Collider - Matt Goldberg

"The Dark Tower doesn’t even really do us the courtesy of being laughably bad. That would take some level of ambition, which the movie studiously avoids at almost every turn. Instead, it simply exists, eager to be overlooked and forgotten. It’s a shame that this adaptation didn’t have the funding or the vision to be something remarkable because you can see glimmers of a more ambitious, exciting movie. Sadly, Arcel approaches the story with a flat, uninteresting style, never daring to challenge his audience, invest in his characters, or give us a reason to care. The Dark Tower doesn’t fall because of a child’s mind. It falls because it’s too embarrassed to stand."

Matthew McConaughey as The Man in Black in The Dark Tower

Wow. While many had begun to anticipate that The Dark Tower might receive negative reviews, the above only represents part of the avalanche of vitriol released by critics so far. To be fair, some of the above linked reviews also point out a few good points here and there, mostly related to the acting of leads Elba and McConaughey. However, even most of those few compliments are surrounded by mentions of aspects that didn't work.

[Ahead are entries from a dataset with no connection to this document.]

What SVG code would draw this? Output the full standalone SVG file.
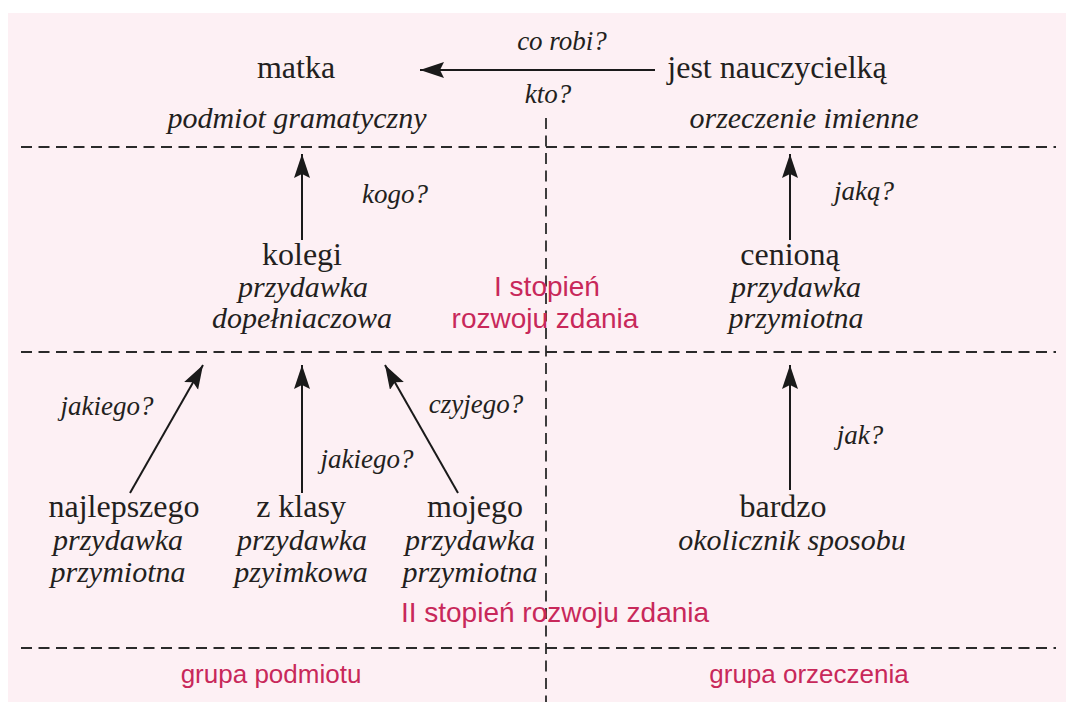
<svg xmlns="http://www.w3.org/2000/svg" width="1066" height="702" viewBox="0 0 1066 702">
  <defs>
    <style>
      .w { font-family: "Liberation Serif", "Times New Roman", serif; font-size: 32px; fill: #231f20; text-anchor: middle; }
      .i { font-family: "Liberation Serif", "Times New Roman", serif; font-style: italic; font-size: 30px; fill: #231f20; text-anchor: middle; }
      .q { font-family: "Liberation Serif", "Times New Roman", serif; font-style: italic; font-size: 27px; fill: #231f20; text-anchor: middle; }
      .r { font-family: "Liberation Sans", Arial, sans-serif; fill: #c8285a; text-anchor: middle; }
      .dash { stroke: #2a2a2a; stroke-width: 2; stroke-dasharray: 11 6.5; fill: none; }
      .vdash { stroke: #2a2a2a; stroke-width: 1.8; stroke-dasharray: 11 6.5; fill: none; }
      .arr { stroke: #1a1a1a; stroke-width: 2; fill: none; marker-end: url(#ah); }
    </style>
    <marker id="ah" markerUnits="userSpaceOnUse" markerWidth="26" markerHeight="18" refX="24" refY="8" orient="auto">
      <path d="M0,0 L24,8 L0,16 L4,8 z" fill="#1a1a1a"/>
    </marker>
  </defs>

  <rect x="8" y="13" width="1058" height="689" fill="#fdf0f4"/>

  <g id="grid">
    <line class="dash" x1="21" y1="147" x2="1056" y2="147"/>
    <line class="dash" x1="21" y1="352" x2="1056" y2="352"/>
    <line class="dash" x1="21" y1="648" x2="1056" y2="648"/>
    <line class="vdash" x1="546" y1="118" x2="546" y2="702"/>
  </g>

  <g id="connectors">
    <line class="arr" x1="655" y1="70" x2="420" y2="70"/>
    <line class="arr" x1="302" y1="240" x2="302" y2="154"/>
    <line class="arr" x1="790" y1="240" x2="790" y2="154"/>
    <line class="arr" x1="130" y1="493" x2="203" y2="365"/>
    <line class="arr" x1="302" y1="493" x2="302" y2="365"/>
    <line class="arr" x1="458" y1="493" x2="385" y2="365"/>
    <line class="arr" x1="790" y1="490" x2="790" y2="365"/>
    <text class="q" x="562" y="50">co robi?</text>
    <text class="q" x="548" y="103">kto?</text>
    <text class="q" x="395" y="203">kogo?</text>
    <text class="q" x="864" y="200">jaką?</text>
    <text class="q" x="107" y="415">jakiego?</text>
    <text class="q" x="367" y="468">jakiego?</text>
    <text class="q" x="476" y="413">czyjego?</text>
    <text class="q" x="860" y="444">jak?</text>
  </g>

  <g id="matka">
    <text class="w" x="296" y="78">matka</text>
    <text class="i" x="297" y="128">podmiot gramatyczny</text>
  </g>
  <g id="jest-nauczycielka">
    <text class="w" x="777" y="78">jest nauczycielką</text>
    <text class="i" x="804" y="128">orzeczenie imienne</text>
  </g>
  <g id="kolegi">
    <text class="w" x="302" y="265">kolegi</text>
    <text class="i" x="303" y="297">przydawka</text>
    <text class="i" x="302" y="328">dopełniaczowa</text>
  </g>
  <g id="cenion">
    <text class="w" x="790" y="265">cenioną</text>
    <text class="i" x="796" y="297">przydawka</text>
    <text class="i" x="796" y="328">przymiotna</text>
  </g>
  <g id="najlepszego">
    <text class="w" x="124" y="517">najlepszego</text>
    <text class="i" x="118" y="550">przydawka</text>
    <text class="i" x="118" y="582">przymiotna</text>
  </g>
  <g id="z-klasy">
    <text class="w" x="301" y="517">z klasy</text>
    <text class="i" x="302" y="550">przydawka</text>
    <text class="i" x="301" y="582">pzyimkowa</text>
  </g>
  <g id="mojego">
    <text class="w" x="475" y="517">mojego</text>
    <text class="i" x="470" y="550">przydawka</text>
    <text class="i" x="470" y="582">przymiotna</text>
  </g>
  <g id="bardzo">
    <text class="w" x="783" y="517">bardzo</text>
    <text class="i" x="792" y="550">okolicznik sposobu</text>
  </g>

  <g id="labels">
    <text class="r" x="547" y="296" font-size="28">I stopień</text>
    <text class="r" x="545" y="328" font-size="28">rozwoju zdania</text>
    <text class="r" x="555" y="622" font-size="28">II stopień rozwoju zdania</text>
    <text class="r" x="271" y="683" font-size="26">grupa podmiotu</text>
    <text class="r" x="809" y="683" font-size="26">grupa orzeczenia</text>
  </g>
</svg>
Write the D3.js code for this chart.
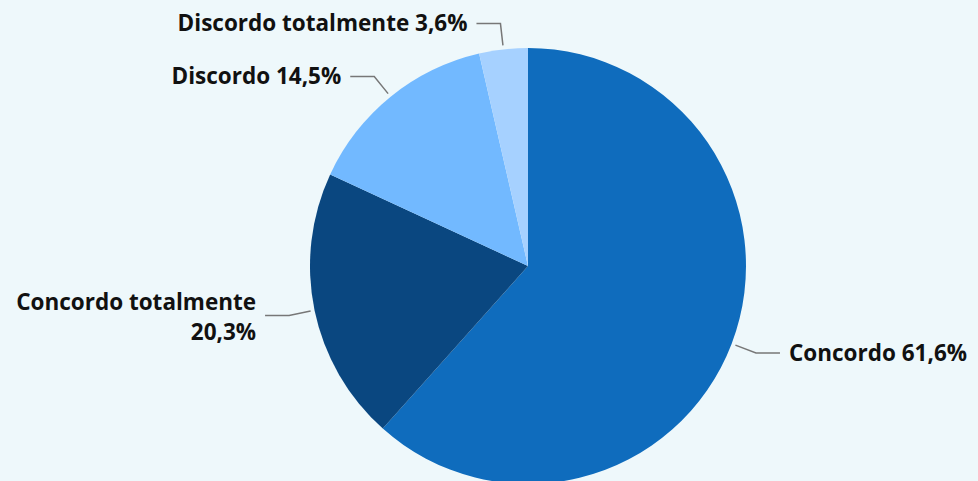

Based on critical reaction so far, the recent report of The Dark Tower's director, producers, and studio clashing during production and over the film's final cut seems more well-founded than ever. While the film's box office take will obviously mean more to Sony than what critics think, one wonders whether plans to continue The Dark Tower via a companion TV series and presumably future films will be affected.